Arizona adds an education program to apply for social equity license.
A marijuana business education program has been added as a mandatory step for the process of applying for a social equity license in Arizona.
The class will be offered for free by the Arizona Department of Health and Safety. This program will be required for anyone applying for one of 26 available social equity licenses. This requirement was introduced by the Smart and Safe Arizona act passed by voters last year.
«They have to participate. Each principal officer and board member has to participate in the training,» said Tom Salow, a branch chief at the Department of Health Services overseeing marijuana licensing.
The application period for the social equity licenses will be from Dec. 1-14. The random selection will most likely take place in early 2022, according to the DHS.
The required training will be approximately two eight-hour days of content and conducted through video conferencing. A live version will take place Sept. 20-21, and a recorded session will take place Oct. 12-13. The recorded session will include a live question-and-answer period.
DHS will offer its own version of “office hours” for applications. The department will make experts available for questions from people who are hoping to apply for licenses.
Salow said the training will go over a variety of topics that include, “Corporate law, fundraising, entity formation. There’s a lot of different options we will be training on.»

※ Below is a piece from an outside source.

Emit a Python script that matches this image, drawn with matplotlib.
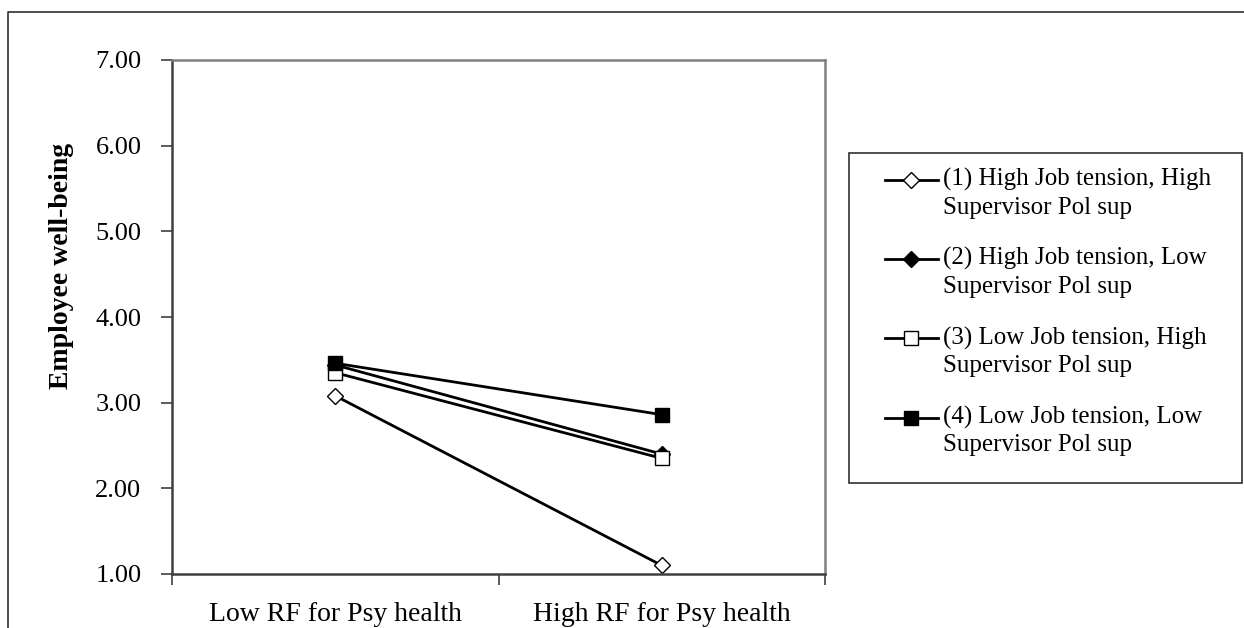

With the social equity licenses, Arizona will have 169 licensed stores able to sell recreational marijuana. Since the state has limited the number of licenses, the demand for social equity licenses is high.
To apply for the license, there is a $5,000 fee and the application needs to meet three of four different criteria. The four criteria, as defined by DHS, are:
- Have had a household income less than four times the federal poverty level for three of the past five years. For 2021, the federal poverty guidelines for a family of four are $26,500, so the family could earn no more than $106,000 for an individual from the family to qualify.
- Have a previous marijuana conviction that they have applied to have expunged, as allowed through Proposition 207, or a marijuana conviction but not a felony offense that would exclude them from applying.
- Have a spouse, parent, child, sibling, or guardian who was convicted of a marijuana crime.
- Have lived for at least three of the past five years in a “community that has been disproportionately affected by the enforcement of Arizona’s previous marijuana laws,” which the department has not yet defined but will by Sept. 1.
Some advocates of the social equity license have shown concern for the potential of existing dispensaries or would-be investors attempting to identify people who qualify for expungement so they can form a partnership. Hundreds of thousands of Arizonans are likely eligible for expungement.
As reported by the Arizona Republic, Arizona’s rules allow existing marijuana dispensaries, some with shops in multiple states, to use people who qualify for the licenses as «straw» applicants. Once the licenses are won, the big dispensaries can simply buy out the social-equity applicants.
Advocates say it violates the spirit of a social equity program and critics say existing for-profit dispensaries should be excluded from the program.